Isso teria um sério impacto nos negócios da LOG Commercial Properties (LOGG3), que é excessivamente sensível aos retornos sobre a reciclagem de seus ativos maduros.

Saúde

As ações do setor de saúde devem ter um impacto de lucro de neutro a positivo, mas um impacto negativo no rendimento de dividendos. O impacto geral sobre o LPA das ações de saúde deve ser limitado, assumindo as principais alterações propostas.

Como a maioria das ações de saúde não distribuem muito dinheiro por meio de JCP, o impacto líquido deve ser neutro a ligeiramente positivo na maioria dos casos. Em termos gerais, as ações que distribuem 15% de seus ganhos antes de impostos (EBT) como JCP terão um impacto LPA neutro em 2023.
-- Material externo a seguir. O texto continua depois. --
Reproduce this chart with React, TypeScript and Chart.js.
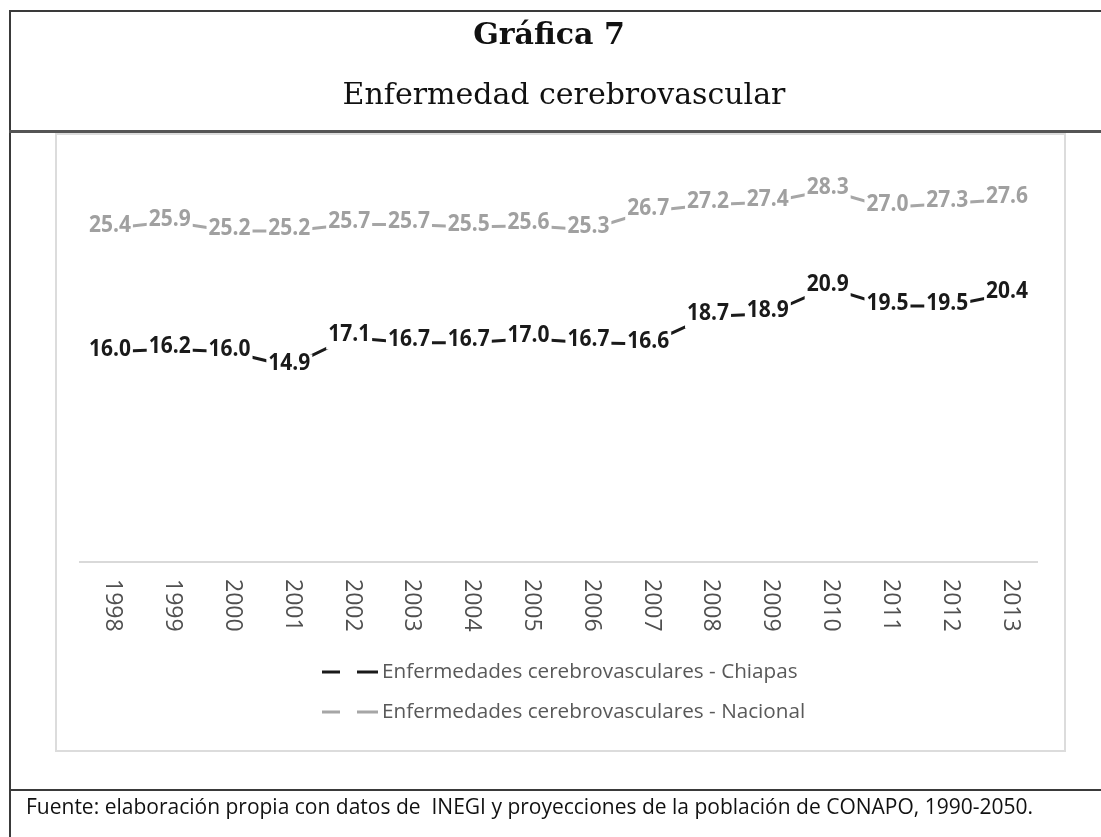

Qualquer coisa acima desse nível resultará em um impacto negativo no lucro líquido, enquanto taxas JCP/EBT mais baixas resultarão em um impacto positivo no lucro líquido.

Educação

Esperamos um impacto menor para o setor de educação, principalmente devido aos baixos níveis naturais de dividendos distribuídos devido ao seu alto crescimento e alta alavancagem. O setor de educação também desfruta de benefícios fiscais para o ensino superior do Prouni.